NEW ROCHELLE, N.Y. -- After an exhaustive search, the New Rochelle Board of Education has tabbed Brian Osborne as the permanent successor to interim Superintendent Jeffrey Korostoff.
According to school board President David Lacher, Osborne – who currently holds the same position in the South Orange-Maplewood school district in New Jersey – will officially take over on July 1.
Osborne, who holds doctoral and master’s degrees from Harvard University, will be welcomed to the school district at a special reception at 7:30 p.m. Tuesday, June 17, at the House IV Cafeteria at New Rochelle High School. In a statement, he expressed his excitement about continuing his career in the city.
“I began my career as a fifth-grade bilingual Spanish teacher, and I am thrilled to have the opportunity to continue work in a district that is so rich in diversity and dynamic educational programming,” he said.
Lacher noted that Osborne will be transitioning to the district through the summer and will be fully available to both students and parents as of Aug. 1.
“Dr. Osborne is an exceptional educational leader,” he said. “We have no doubt he will foster a new era of inclusion and community in our district (while) driving the kind of challenging educational programs we have come to expect. (His) vision, innovative thinking and deep commitment to classroom rigor reflect his believe in achievement for all students.”
The board identified Osborne early last month but withheld his selection until it could review his references and complete a criminal background check. The new superintendent has experience teaching in Manhattan and was the co-founder of the New School for Arts and Sciences in the Bronx.

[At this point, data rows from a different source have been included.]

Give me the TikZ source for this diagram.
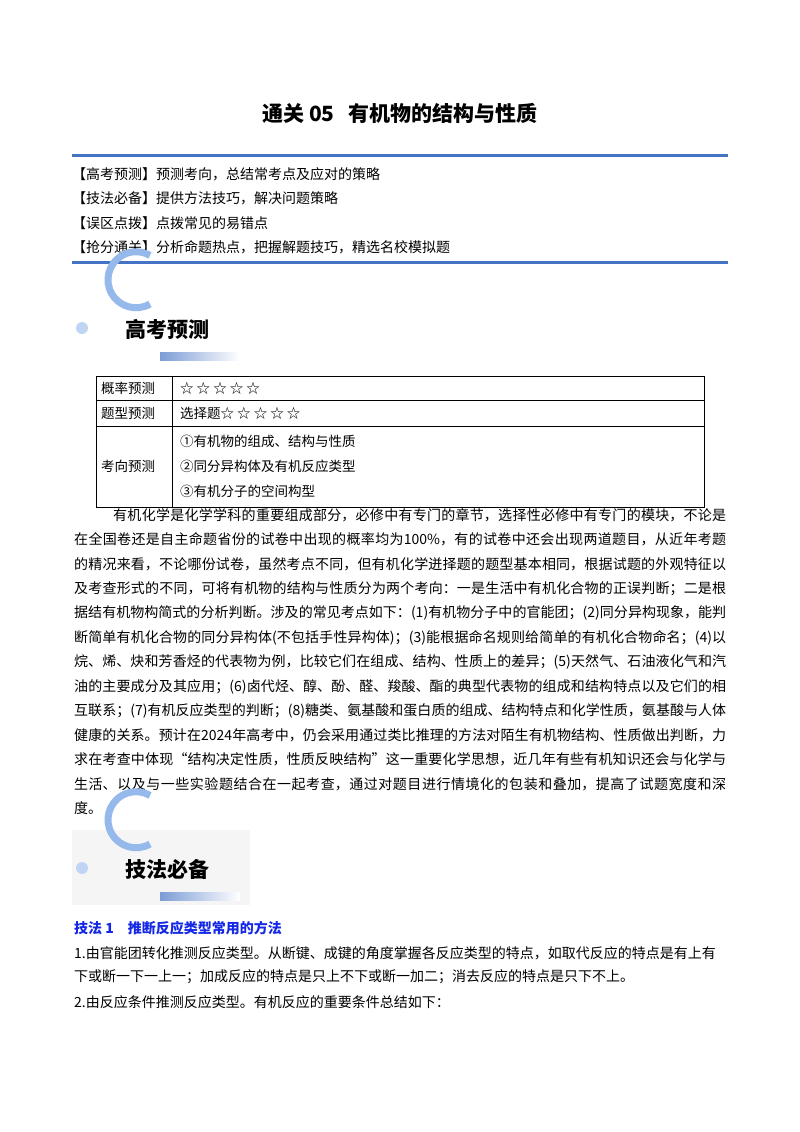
\documentclass[tikz,border=0pt]{standalone}
\usepackage{fontspec}
\setmainfont{Noto Sans CJK SC}
\XeTeXlinebreaklocale "zh"
\XeTeXlinebreakskip=0pt plus 3pt
\definecolor{hblue}{RGB}{68,114,196}
\definecolor{lblue}{RGB}{150,185,235}
\definecolor{tblue}{RGB}{20,40,230}
\begin{document}
\begin{tikzpicture}[x=1pt,y=-1pt,
  txt/.style={anchor=west,inner sep=0pt,font=\fontsize{14}{16}\selectfont},
  cell/.style={anchor=west,inner sep=0pt,font=\fontsize{13.5}{16}\selectfont},
  badge/.style={anchor=west,inner sep=0pt,font=\fontsize{21}{24}\selectfont\bfseries}]
\useasboundingbox[fill=white] (0,0) rectangle (800,1132);
\node[inner sep=0pt,font=\fontsize{21}{24}\selectfont\bfseries] (title) at (400,113) {通关 05\hspace{14pt}有机物的结构与性质};
\draw[hblue,line width=3pt] (72,155) -- (728,155);
\draw[hblue,line width=3pt] (72,262) -- (728,262);
\node[txt] (h1) at (72,174) {【高考预测】预测考向，总结常考点及应对的策略};
\node[txt] (h2) at (72,198) {【技法必备】提供方法技巧，解决问题策略};
\node[txt] (h3) at (72,223) {【误区点拨】点拨常见的易错点};
\node[txt] (h4) at (72,247) {【抢分通关】分析命题热点，把握解题技巧，精选名校模拟题};
% badge 1
\begin{scope}
\fill[lblue!60] (82,328) circle (6);
\draw[lblue,line width=7pt] (150,304) arc (60:300:28);
\shade[left color=hblue!70,right color=white] (160,352) rectangle (240,360);
\node[badge] (b1) at (125,329) {高考预测};
\end{scope}
% table
\draw (96,376) rectangle (704,507);
\draw (172,376) -- (172,507);
\draw (96,400) -- (704,400);
\draw (96,426) -- (704,426);
\node[cell] (t1) at (101,388) {概率预测};
\node[cell] (t2) at (180,388) {☆ ☆ ☆ ☆ ☆};
\node[cell] (t3) at (101,413) {题型预测};
\node[cell] (t4) at (180,413) {选择题☆ ☆ ☆ ☆ ☆};
\node[cell] (t5) at (101,466) {考向预测};
\node[cell] (t6) at (180,441) {①有机物的组成、结构与性质};
\node[cell] (t7) at (180,466) {②同分异构体及有机反应类型};
\node[cell] (t8) at (180,491) {③有机分子的空间构型};
% paragraph
\node[anchor=north west,inner sep=0pt,text width=652pt,align=justify,font=\fontsize{14}{24.45}\selectfont] (para) at (74,508) {\hspace*{39pt}有机化学是化学学科的重要组成部分，必修中有专门的章节，选择性必修中有专门的模块，不论是\linebreak
在全国卷还是自主命题省份的试卷中出现的概率均为100\%，有的试卷中还会出现两道题目，从近年考题\linebreak
的精况来看，不论哪份试卷，虽然考点不同，但有机化学迸择题的题型基本相同，根据试题的外观特征以\linebreak
及考查形式的不同，可将有机物的结构与性质分为两个考向：一是生活中有机化合物的正误判断；二是根\linebreak
据结有机物构简式的分析判断。涉及的常见考点如下：(1)有机物分子中的官能团；(2)同分异构现象，能判\linebreak
断简单有机化合物的同分异构体(不包括手性异构体)；(3)能根据命名规则给简单的有机化合物命名；(4)以\linebreak
烷、烯、炔和芳香烃的代表物为例，比较它们在组成、结构、性质上的差异；(5)天然气、石油液化气和汽\linebreak
油的主要成分及其应用；(6)卤代烃、醇、酚、醛、羧酸、酯的典型代表物的组成和结构特点以及它们的相\linebreak
互联系；(7)有机反应类型的判断；(8)糖类、氨基酸和蛋白质的组成、结构特点和化学性质，氨基酸与人体\linebreak
健康的关系。预计在2024年高考中，仍会采用通过类比推理的方法对陌生有机物结构、性质做出判断，力\linebreak
求在考查中体现“结构决定性质，性质反映结构”这一重要化学思想，近几年有些有机知识还会与化学与\linebreak
生活、以及与一些实验题结合在一起考查，通过对题目进行情境化的包装和叠加，提高了试题宽度和深\linebreak
度。};
% badge 2
\fill[gray!8] (72,830) rectangle (250,905);
\fill[lblue!60] (82,868) circle (6);
\draw[lblue,line width=7pt] (150,844) arc (60:300:28);
\shade[left color=hblue!70,right color=white] (160,892) rectangle (240,900);
\node[badge] (b2) at (125,869) {技法必备};
% section
\node[txt,text=tblue,font=\fontsize{14}{16}\selectfont\bfseries] (s1) at (74,928) {技法 1\hspace{14pt}推断反应类型常用的方法};
\node[txt] (l1) at (74,953) {1.由官能团转化推测反应类型。从断键、成键的角度掌握各反应类型的特点，如取代反应的特点是有上有};
\node[txt] (l2) at (74,977) {下或断一下一上一；加成反应的特点是只上不下或断一加二；消去反应的特点是只下不上。};
\node[txt] (l3) at (74,1002) {2.由反应条件推测反应类型。有机反应的重要条件总结如下：};
\end{tikzpicture}
\end{document}
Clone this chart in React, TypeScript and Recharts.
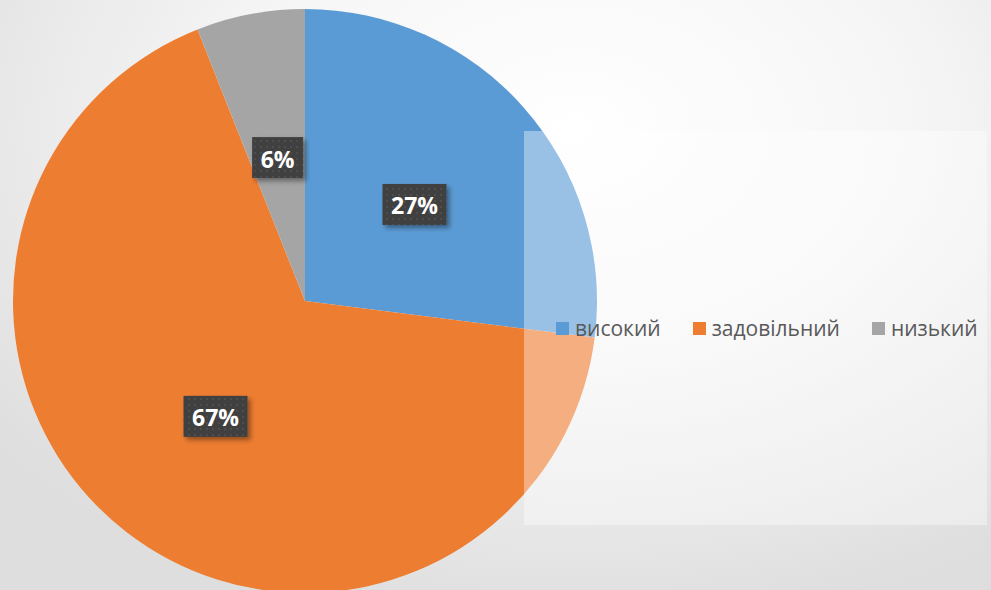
import React from "react";
import { PieChart, Pie, Cell, Legend } from "recharts";

const categories = ["високий", "задовільний", "низький"];
const shares = [27, 67, 6];
const colors = ["#5B9BD5", "#ED7D31", "#A5A5A5"];

const data = categories.map((name, i) => ({ name, value: shares[i] }));

const RADIAN = Math.PI / 180;

const renderLabel = (props: any) => {
  const { cx, cy, midAngle, outerRadius, value, index } = props;
  const r = outerRadius * 0.5;
  const x = cx + r * Math.cos(-midAngle * RADIAN);
  const y = cy + r * Math.sin(-midAngle * RADIAN);
  const text = `${value}%`;
  const w = 25 + 13 * text.length;
  const h = 41;
  const pid = `dots-${index}`;
  const fid = `shadow-${index}`;
  return (
    <g key={`lbl-${index}`}>
      <defs>
        <pattern id={pid} width="6" height="6" patternUnits="userSpaceOnUse">
          <rect width="6" height="6" fill="#404040" />
          <rect x="2" y="2" width="2" height="2" fill="#4e4e4e" />
        </pattern>
        <filter id={fid} x="-30%" y="-30%" width="160%" height="160%">
          <feDropShadow dx="3" dy="3" stdDeviation="2.5" floodColor="#000" floodOpacity="0.4" />
        </filter>
      </defs>
      <rect x={x - w / 2} y={y - h / 2} width={w} height={h} fill={`url(#${pid})`} filter={`url(#${fid})`} />
      <text
        x={x}
        y={y + 1}
        fill="#ffffff"
        textAnchor="middle"
        dominantBaseline="central"
        style={{ fontFamily: "'Open Sans', sans-serif", fontWeight: 700, fontSize: 23 }}
      >
        {text}
      </text>
    </g>
  );
};

const renderLegend = (props: any) => {
  const { payload } = props;
  return (
    <div style={{ display: "flex", alignItems: "center", fontFamily: "'Open Sans', sans-serif", fontSize: 21, color: "#595959" }}>
      {payload.map((entry: any, i: number) => (
        <div key={i} style={{ display: "flex", alignItems: "center", marginRight: 32 }}>
          <span style={{ display: "inline-block", width: 13, height: 13, background: entry.color, marginRight: 6 }} />
          <span>{entry.value}</span>
        </div>
      ))}
    </div>
  );
};

export default function App() {
  return (
    <div
      style={{
        position: "absolute",
        left: 0,
        top: 0,
        width: 991,
        height: 590,
        overflow: "hidden",
        background: "radial-gradient(ellipse 75% 85% at 58% 22%, #ffffff 0%, #f6f6f6 45%, #dedede 100%)",
      }}
    >
      <div
        style={{
          position: "absolute",
          left: 524,
          top: 131,
          width: 463,
          height: 394,
          background: "rgba(255,255,255,0.38)",
          zIndex: 1,
        }}
      />
      <PieChart width={991} height={590} margin={{ top: 0, right: 0, bottom: 0, left: 0 }}>
        <Pie
          data={data}
          dataKey="value"
          nameKey="name"
          cx={305}
          cy={301}
          outerRadius={292}
          startAngle={90}
          endAngle={-270}
          stroke="none"
          label={renderLabel}
          labelLine={false}
          isAnimationActive={false}
        >
          {data.map((d, i) => (
            <Cell key={d.name} fill={colors[i]} />
          ))}
        </Pie>
        <Legend
          content={renderLegend}
          wrapperStyle={{ position: "absolute", left: 556, top: 314, width: 440, zIndex: 2 }}
        />
      </PieChart>
    </div>
  );
}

“Together with the dedicated staff and Board of Education, I will keep an unwavering focus on providing a strong foundation for all students, supporting struggling learners, offering additional challenges and enhancement activities for advanced students and better preparing all students for postsecondary success,” he added.
The board began searching for Korostoff’s replacement last year, when former Superintendent Richard Organisciark stepped down in October due to health-related issues. Lacher noted that Osborne fulfills each of the district’s expectations in a candidate.
“The candidate meets the district’s high expectations and reflects the community’s desire for an educator with vision, a high degree of fiscal responsibility and an intimate appreciation of the challenges and strengths of a diverse community,” he said about Osborne before formally announcing his hiring. “I can also tell you that this exceptional applicant has the unanimous backing of the entire board.”